The R12000 is a 64-bit processor produced by MIPS technologies
making its debut in 1999. It is the successor to the MIPS R10000
, which was launched in 1996. The key differences between the R12k and the R10k
- 2x increase in MRU table to 16Kbit paths. This allows better predictions when searching the secondary cache.
- 50% increase in active register list, up from 32 to 48. This allows more commands to be either waiting in queues for execution, or to be executing in the instruction units. When encountering a branch, the processor is able to speculatively execute more commands.
- Extra pipeline storage
- 4x increase in branch prediction table, up from 512 to 2048, with an option for branch path dependent on history of previous branch paths. In the R10k, a branch causes a 1-cycle delay in the pipeline while the target address is calculated. The R12k eliminates this when the branch leads to the cache.
- 32-entry branch target address cache
- Address queue has seperate pipelines for address calculations and tag checking. This improves overall efficiency, for example if the cache tag memory is busy, the address calculation can independently determine the cache bank, saving a tag check cycle.
- Load/store instructions use the integer queue. This means that instructions can be decoded if the address queue becomes full. After address calculation, they are removed from the integer queue and placed back on the load/store queue. This has minimal performance impact, but does simplify the design.
- 8-entry content addressable memory branch target address cache buffers
On the R10k
, transferring data from the system bus
to the secondary cache locked the cache controller
while a complete cache line
was read from main memory
. Since the system bus is clocked slower than the processor, a full cache line transfer can cause the secondary cache controller to wait many cycles before completion, during which time no other requests can be submitted.

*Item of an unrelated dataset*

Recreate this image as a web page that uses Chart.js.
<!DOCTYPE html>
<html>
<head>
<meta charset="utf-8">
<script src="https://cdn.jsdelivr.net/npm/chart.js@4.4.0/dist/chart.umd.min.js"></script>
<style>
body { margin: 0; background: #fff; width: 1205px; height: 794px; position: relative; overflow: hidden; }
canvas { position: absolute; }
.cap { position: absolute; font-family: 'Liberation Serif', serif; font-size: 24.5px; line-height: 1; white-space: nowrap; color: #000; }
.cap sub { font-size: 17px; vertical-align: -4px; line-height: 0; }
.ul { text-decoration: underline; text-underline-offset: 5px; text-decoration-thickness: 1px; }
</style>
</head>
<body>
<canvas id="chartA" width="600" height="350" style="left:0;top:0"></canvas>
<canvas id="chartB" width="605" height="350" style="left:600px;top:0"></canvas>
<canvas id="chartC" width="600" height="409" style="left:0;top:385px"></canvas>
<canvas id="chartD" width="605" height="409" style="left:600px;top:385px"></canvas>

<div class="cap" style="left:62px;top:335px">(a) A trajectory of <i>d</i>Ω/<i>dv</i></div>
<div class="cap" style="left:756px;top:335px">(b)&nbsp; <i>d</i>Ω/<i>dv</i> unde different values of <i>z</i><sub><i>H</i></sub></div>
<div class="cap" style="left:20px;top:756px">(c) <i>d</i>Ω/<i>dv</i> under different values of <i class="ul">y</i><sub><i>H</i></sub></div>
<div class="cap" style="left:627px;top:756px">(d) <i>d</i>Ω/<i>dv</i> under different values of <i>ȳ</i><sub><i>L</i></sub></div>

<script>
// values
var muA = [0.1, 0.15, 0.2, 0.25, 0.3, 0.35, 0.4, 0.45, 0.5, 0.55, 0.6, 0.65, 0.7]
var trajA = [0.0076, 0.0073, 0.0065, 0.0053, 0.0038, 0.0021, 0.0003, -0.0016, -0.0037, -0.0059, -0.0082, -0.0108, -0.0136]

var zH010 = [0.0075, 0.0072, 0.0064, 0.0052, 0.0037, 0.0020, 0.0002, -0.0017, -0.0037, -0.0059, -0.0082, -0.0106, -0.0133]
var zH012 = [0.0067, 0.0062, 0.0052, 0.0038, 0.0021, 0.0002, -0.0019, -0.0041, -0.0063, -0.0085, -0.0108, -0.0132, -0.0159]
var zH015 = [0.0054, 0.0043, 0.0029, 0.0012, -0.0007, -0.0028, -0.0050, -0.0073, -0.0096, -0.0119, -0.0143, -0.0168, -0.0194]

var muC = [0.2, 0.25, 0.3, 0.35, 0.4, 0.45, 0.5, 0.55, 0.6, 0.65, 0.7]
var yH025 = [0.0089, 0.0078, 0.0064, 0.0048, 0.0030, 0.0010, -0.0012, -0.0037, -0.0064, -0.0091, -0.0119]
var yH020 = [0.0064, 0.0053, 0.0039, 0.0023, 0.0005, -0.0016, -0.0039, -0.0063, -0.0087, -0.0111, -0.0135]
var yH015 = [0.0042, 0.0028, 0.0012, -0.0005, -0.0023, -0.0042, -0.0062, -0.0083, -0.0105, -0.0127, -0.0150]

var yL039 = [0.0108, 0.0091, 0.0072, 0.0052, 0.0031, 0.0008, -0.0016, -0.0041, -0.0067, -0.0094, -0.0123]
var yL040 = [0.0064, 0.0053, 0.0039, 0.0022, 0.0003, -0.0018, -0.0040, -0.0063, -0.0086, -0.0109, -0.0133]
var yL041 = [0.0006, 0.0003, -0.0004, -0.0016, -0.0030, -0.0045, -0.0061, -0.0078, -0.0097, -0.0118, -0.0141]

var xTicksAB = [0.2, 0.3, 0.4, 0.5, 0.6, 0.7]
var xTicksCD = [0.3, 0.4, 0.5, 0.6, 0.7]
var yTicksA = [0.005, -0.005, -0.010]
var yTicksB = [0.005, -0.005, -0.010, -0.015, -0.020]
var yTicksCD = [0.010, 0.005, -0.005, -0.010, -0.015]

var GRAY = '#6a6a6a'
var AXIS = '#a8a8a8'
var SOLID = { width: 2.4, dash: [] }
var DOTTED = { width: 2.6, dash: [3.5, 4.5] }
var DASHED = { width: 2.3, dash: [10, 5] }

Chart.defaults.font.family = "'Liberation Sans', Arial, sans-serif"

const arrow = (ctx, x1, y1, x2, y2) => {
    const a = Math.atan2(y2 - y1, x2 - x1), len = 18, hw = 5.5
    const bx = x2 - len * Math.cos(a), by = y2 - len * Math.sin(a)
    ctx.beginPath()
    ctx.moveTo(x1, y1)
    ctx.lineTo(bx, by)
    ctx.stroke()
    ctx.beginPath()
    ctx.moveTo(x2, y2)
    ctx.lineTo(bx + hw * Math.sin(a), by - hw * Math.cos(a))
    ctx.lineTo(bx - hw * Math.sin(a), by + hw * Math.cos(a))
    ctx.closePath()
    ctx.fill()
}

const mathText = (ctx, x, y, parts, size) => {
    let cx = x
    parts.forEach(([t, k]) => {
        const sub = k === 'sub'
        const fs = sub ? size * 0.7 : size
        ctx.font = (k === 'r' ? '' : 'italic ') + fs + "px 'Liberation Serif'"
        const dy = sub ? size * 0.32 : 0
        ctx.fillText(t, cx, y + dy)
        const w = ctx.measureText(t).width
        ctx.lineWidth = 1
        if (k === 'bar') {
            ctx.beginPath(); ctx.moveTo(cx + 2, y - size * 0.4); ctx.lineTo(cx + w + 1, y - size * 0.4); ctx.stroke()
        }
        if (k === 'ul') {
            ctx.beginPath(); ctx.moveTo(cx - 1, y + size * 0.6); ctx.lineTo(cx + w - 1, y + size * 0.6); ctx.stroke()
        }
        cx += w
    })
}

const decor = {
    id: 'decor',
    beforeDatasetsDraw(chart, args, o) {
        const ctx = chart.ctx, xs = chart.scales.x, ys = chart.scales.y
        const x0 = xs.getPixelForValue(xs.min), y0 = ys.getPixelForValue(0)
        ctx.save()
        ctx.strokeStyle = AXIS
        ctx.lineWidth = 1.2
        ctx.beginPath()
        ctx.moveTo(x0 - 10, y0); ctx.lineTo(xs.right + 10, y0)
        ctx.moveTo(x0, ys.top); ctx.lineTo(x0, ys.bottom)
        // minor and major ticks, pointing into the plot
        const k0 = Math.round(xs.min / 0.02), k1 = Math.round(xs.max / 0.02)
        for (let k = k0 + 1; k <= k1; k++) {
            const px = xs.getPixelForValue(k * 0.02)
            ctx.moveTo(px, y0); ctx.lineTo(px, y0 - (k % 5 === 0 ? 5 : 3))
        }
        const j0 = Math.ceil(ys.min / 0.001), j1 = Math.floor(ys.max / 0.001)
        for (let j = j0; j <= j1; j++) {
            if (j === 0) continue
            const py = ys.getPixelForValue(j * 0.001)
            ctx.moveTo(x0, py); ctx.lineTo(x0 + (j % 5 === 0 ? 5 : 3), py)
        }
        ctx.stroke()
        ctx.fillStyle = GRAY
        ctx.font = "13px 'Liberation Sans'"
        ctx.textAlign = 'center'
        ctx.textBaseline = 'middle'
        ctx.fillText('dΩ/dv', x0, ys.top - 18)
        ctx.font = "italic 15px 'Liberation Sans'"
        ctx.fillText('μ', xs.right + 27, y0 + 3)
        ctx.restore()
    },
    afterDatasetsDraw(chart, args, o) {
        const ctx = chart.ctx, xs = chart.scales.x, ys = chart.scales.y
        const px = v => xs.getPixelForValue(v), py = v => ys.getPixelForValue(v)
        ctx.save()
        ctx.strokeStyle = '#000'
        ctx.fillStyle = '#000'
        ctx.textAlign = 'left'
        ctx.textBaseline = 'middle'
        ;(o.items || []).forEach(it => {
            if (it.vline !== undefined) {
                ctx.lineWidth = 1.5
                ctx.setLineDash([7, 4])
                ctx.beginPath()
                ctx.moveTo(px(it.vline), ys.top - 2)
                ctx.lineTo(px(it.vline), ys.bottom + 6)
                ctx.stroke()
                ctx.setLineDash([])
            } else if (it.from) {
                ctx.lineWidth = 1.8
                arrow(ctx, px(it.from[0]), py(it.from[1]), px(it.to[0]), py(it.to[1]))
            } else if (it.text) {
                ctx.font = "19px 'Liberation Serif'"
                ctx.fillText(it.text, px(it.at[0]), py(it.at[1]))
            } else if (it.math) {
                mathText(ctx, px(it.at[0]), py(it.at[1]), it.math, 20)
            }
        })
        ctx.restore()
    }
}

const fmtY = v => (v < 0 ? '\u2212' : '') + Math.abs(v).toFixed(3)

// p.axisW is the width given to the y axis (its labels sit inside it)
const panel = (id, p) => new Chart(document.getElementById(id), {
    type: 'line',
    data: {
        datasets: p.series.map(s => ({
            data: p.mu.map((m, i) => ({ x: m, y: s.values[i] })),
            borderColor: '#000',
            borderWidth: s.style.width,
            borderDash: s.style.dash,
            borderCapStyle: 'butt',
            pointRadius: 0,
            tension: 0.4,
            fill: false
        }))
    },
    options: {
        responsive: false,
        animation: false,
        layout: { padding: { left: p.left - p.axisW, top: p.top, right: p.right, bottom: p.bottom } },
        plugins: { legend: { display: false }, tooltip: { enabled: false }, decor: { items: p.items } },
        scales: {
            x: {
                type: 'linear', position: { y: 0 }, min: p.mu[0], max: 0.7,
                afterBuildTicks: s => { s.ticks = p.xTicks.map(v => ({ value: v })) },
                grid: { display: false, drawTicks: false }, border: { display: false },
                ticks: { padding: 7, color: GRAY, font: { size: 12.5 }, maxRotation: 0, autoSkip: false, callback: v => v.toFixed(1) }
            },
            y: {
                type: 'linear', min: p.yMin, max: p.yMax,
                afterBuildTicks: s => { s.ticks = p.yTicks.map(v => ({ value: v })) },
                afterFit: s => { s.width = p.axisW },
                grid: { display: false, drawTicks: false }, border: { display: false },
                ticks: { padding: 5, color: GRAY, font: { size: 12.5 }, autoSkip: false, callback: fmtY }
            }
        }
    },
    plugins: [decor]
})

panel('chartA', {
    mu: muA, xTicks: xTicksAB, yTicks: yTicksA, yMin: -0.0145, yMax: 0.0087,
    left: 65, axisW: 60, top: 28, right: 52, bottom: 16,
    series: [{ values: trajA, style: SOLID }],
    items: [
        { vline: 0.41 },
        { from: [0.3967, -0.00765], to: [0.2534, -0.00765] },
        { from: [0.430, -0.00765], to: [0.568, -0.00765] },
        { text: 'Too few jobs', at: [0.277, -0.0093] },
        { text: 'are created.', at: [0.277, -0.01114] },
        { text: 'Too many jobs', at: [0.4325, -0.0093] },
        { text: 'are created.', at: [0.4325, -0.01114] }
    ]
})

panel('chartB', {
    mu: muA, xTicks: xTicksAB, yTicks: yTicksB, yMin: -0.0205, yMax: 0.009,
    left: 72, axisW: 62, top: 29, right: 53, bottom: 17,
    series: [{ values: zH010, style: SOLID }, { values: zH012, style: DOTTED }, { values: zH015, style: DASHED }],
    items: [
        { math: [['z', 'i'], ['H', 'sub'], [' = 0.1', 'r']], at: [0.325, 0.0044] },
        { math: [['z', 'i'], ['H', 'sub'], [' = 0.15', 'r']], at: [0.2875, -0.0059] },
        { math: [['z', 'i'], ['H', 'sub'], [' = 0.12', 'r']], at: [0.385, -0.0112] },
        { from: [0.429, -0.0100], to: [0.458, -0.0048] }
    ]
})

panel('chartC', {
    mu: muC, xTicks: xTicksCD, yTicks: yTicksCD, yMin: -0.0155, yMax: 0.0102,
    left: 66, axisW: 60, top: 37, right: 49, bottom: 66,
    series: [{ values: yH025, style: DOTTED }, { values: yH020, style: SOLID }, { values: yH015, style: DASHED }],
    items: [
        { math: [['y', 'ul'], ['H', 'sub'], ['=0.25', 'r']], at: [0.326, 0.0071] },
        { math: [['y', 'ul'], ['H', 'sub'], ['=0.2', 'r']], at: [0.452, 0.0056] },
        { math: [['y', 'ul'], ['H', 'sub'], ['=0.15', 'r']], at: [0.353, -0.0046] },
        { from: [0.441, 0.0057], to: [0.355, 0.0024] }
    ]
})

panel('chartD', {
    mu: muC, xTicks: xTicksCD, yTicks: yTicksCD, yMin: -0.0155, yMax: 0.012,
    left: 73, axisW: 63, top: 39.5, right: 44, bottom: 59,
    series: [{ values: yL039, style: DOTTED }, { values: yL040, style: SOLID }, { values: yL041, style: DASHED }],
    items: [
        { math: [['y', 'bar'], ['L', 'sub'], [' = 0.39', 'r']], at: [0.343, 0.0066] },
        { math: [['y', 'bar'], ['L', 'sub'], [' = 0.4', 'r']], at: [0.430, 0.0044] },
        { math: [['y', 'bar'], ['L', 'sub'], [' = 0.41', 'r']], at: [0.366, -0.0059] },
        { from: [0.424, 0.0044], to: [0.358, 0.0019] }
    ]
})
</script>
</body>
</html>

On the R12k, transfer of a cache line from the system bus to the secondary cache is done in 4 or 3 blocks (for data and instruction, respectively), with idle cycles in between during which other operations can be performed by the secondary cache controller. This significantly improves performance for applications that frequently miss the processor caches.
Another improvement over the R10k is the relaxed set locking of the data cache. The R10k locks a cache line whenever it is accessed by a load or store instruction. If another instruction requires access to the same line while the first is still executing, it can share the lock, but if it requires a different cache line it is stalled until the first instruction releases. This reduces performance, but is necessary to eliminate the risk of deadlock in out-of-order execution. The R10k allows only the oldest instruction to obtain a lock on the other cache line, preventing further instructions from locking it. The R12k allows a lock for the oldest instruction that does not already own a lock, so instructions that do lock will not stall instructions that only require a lock on the second line. The net result of this is to lower contention in the data cache.
The R12k is used in the SGI Octane 2 workstation at 270 and 300mhz. Previous Octanes (with E graphics) used the R10k at 225 and 250 Mhz, and Octanes prior to that (I graphics) had R10ks at 175 and 195 Mhz (like the Indigo2 IMPACTs). The latest Octanes (Octane2) and Fuels use the MIPS R14000. Octane owners can upgrade their R10ks to dual 300mhz R12ks by replacing the CPU daughterboard.
(My personal experience: An Octane with a 225mhz R10k is roughly equal to a Sun Ultra 60 with a 360mhz UltraSPARC-II. A 300mhz R12k is 1.2-1.5x faster for raw CPU and should benefit from better cache management too.)